When building a bird friendly garden, you don’t have to tear up the Garden. Even if you live in an apartment with a tiny balcony or small courtyard, you can still participate in wildlife gardening. A successful garden for wildlife is built on four provisions: shelter and protection, food sources, water sources, and nesting areas. It isn’t difficult to incorporate any of these things into an aesthetically pleasing plan.
- Don’t be a neat freak
Garden debris – dead leaves, plant stems and the like – provide all sorts of benefits for birds who gather this material for their nests
- Let the soil settle. To increase populations of earthworms and beetle larvae, including cockchafers, don’t dig your garden soil unless you’re planting. Lay compost on top to provide habitat for invertebrates and foraging for blackbirds and robins.
- Plant as many native species as you can, the more you include the more niche habitats you can create and the wider the variety of wildlife you will attract. Invertebrates need warm sheltered sites (hedges, shrubs, trees). You will find that many of our native trees and shrubs also flower and fruit, and some of the more important to include are birch, hazel, ivy, bramble, elder, blackthorn & dog rose (these will also attract birds and small mammals to the fruit and nuts).
- Feed the birds: Regularly provide a diversity of food to attract a range of birds. Try making your own! The number of visitors will build up over the years. Take into account that different birds feed at different levels and eat different kinds of seed, fruit and fats. Research the birds in your area and tailor your feeding to their needs. Many birds such as blackbirds, thrushes, starlings and dunnocks (hedge Sparrow) will use the lawn to hunt for worms, insects and leatherjackets. Green woodpeckers will visit too for their favourite food, ants. Avoiding all chemicals that eliminate these food-sources is essential to a wildlife lawn and limiting compaction allows birds access to probe below its surface.

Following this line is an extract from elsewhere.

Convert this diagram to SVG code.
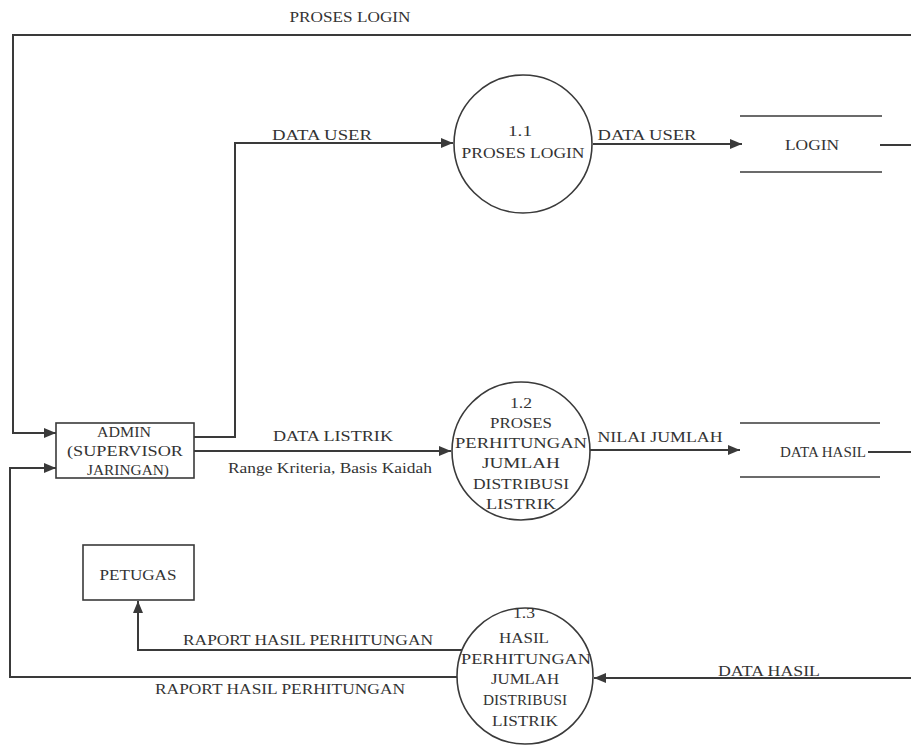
<svg xmlns="http://www.w3.org/2000/svg" width="911" height="745" viewBox="0 0 911 745">
<style>
text{font-family:'Liberation Serif','Times New Roman','DejaVu Serif',serif;font-size:14px;fill:#333;text-anchor:middle}
.ln{fill:none;stroke:#3a3a3a;stroke-width:2}
.shape{fill:#fff;stroke:#3a3a3a;stroke-width:1.6}
.st{stroke:#3a3a3a;stroke-width:1.6}
</style>
<defs>
<marker id="ar" markerUnits="userSpaceOnUse" markerWidth="13" markerHeight="11" refX="12" refY="5" orient="auto">
<path d="M0,0 L12,5 L0,10 z" fill="#3a3a3a"/>
</marker>
</defs>
<rect width="911" height="745" fill="#fff"/>
<g id="connectors">
<path class="ln" d="M911,35 H13 V433 H56" marker-end="url(#ar)"/>
<path class="ln" d="M194,437 H235 V143 H453" marker-end="url(#ar)"/>
<path class="ln" d="M593,144 H742" marker-end="url(#ar)"/>
<path class="ln" d="M880,145 H911"/>
<path class="ln" d="M194,451 H451" marker-end="url(#ar)"/>
<path class="ln" d="M590,450 H740" marker-end="url(#ar)"/>
<path class="ln" d="M868,452 H911"/>
<path class="ln" d="M911,678 H594" marker-end="url(#ar)"/>
<path class="ln" d="M462,650 H138 V601" marker-end="url(#ar)"/>
<path class="ln" d="M457,677 H10 V468 H56" marker-end="url(#ar)"/>
<text x="350" y="22" textLength="121" lengthAdjust="spacingAndGlyphs">PROSES LOGIN</text>
<text x="322" y="140" textLength="100" lengthAdjust="spacingAndGlyphs">DATA USER</text>
<text x="647" y="140" textLength="99" lengthAdjust="spacingAndGlyphs">DATA USER</text>
<text x="333" y="441" textLength="120" lengthAdjust="spacingAndGlyphs">DATA LISTRIK</text>
<text x="330" y="473" textLength="204" lengthAdjust="spacingAndGlyphs">Range Kriteria, Basis Kaidah</text>
<text x="660" y="442" textLength="125" lengthAdjust="spacingAndGlyphs">NILAI JUMLAH</text>
<text x="769" y="676" textLength="102" lengthAdjust="spacingAndGlyphs">DATA HASIL</text>
<text x="308" y="645" textLength="250" lengthAdjust="spacingAndGlyphs">RAPORT HASIL PERHITUNGAN</text>
<text x="280" y="694" textLength="250" lengthAdjust="spacingAndGlyphs">RAPORT HASIL PERHITUNGAN</text>
</g>
<g id="admin">
<rect class="shape" x="56" y="423" width="138" height="55"/>
<text x="124" y="437" textLength="54" lengthAdjust="spacingAndGlyphs">ADMIN</text>
<text x="125" y="456" textLength="116" lengthAdjust="spacingAndGlyphs">(SUPERVISOR</text>
<text x="128" y="475" textLength="82" lengthAdjust="spacingAndGlyphs">JARINGAN)</text>
</g>
<g id="petugas">
<rect class="shape" x="83" y="545" width="111" height="55"/>
<text x="138" y="580" textLength="77" lengthAdjust="spacingAndGlyphs">PETUGAS</text>
</g>
<g id="p11">
<circle class="shape" cx="523" cy="144" r="69"/>
<text x="520" y="136" textLength="24" lengthAdjust="spacingAndGlyphs">1.1</text>
<text x="523" y="158" textLength="123" lengthAdjust="spacingAndGlyphs">PROSES LOGIN</text>
</g>
<g id="p12">
<circle class="shape" cx="521" cy="451" r="69"/>
<text x="521" y="408" textLength="22" lengthAdjust="spacingAndGlyphs">1.2</text>
<text x="521" y="428" textLength="62" lengthAdjust="spacingAndGlyphs">PROSES</text>
<text x="521" y="448" textLength="132" lengthAdjust="spacingAndGlyphs">PERHITUNGAN</text>
<text x="521" y="468" textLength="78" lengthAdjust="spacingAndGlyphs">JUMLAH</text>
<text x="521" y="489" textLength="96" lengthAdjust="spacingAndGlyphs">DISTRIBUSI</text>
<text x="521" y="509" textLength="70" lengthAdjust="spacingAndGlyphs">LISTRIK</text>
</g>
<g id="p13">
<circle class="shape" cx="525" cy="676" r="68"/>
<text x="524" y="618" textLength="22" lengthAdjust="spacingAndGlyphs">1.3</text>
<text x="524" y="643" textLength="50" lengthAdjust="spacingAndGlyphs">HASIL</text>
<text x="526" y="664" textLength="130" lengthAdjust="spacingAndGlyphs">PERHITUNGAN</text>
<text x="525" y="684" textLength="68" lengthAdjust="spacingAndGlyphs">JUMLAH</text>
<text x="525" y="705" textLength="84" lengthAdjust="spacingAndGlyphs">DISTRIBUSI</text>
<text x="525" y="726" textLength="66" lengthAdjust="spacingAndGlyphs">LISTRIK</text>
</g>
<g id="login">
<line class="st" x1="740" y1="116" x2="882" y2="116"/>
<line class="st" x1="740" y1="172" x2="882" y2="172"/>
<text x="812" y="150" textLength="54" lengthAdjust="spacingAndGlyphs">LOGIN</text>
</g>
<g id="datahasil">
<line class="st" x1="740" y1="423" x2="880" y2="423"/>
<line class="st" x1="740" y1="477" x2="880" y2="477"/>
<text x="823" y="457" textLength="86" lengthAdjust="spacingAndGlyphs">DATA HASIL</text>
</g>
</svg>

- Don’t forget the insects
They’re aren’t as photogenic as birds, but without insects none of your fruit trees will be pollinated and the birds will have nothing to feed on. Insect hotels have become a popular purchase at the garden centre in the past few years, but often their impact is limited by their small size.
- Help with hedges. Hedges and shrubberies are brilliant for wildlife, providing much of the food, shelter and breeding sites that your garden wildlife need. Wait until winter to cut your hedges so you don’t disturb nesting birds or impede growth. Hedges should comprise a mix of native shrub species, such as hawthorn, to provide food for invertebrates.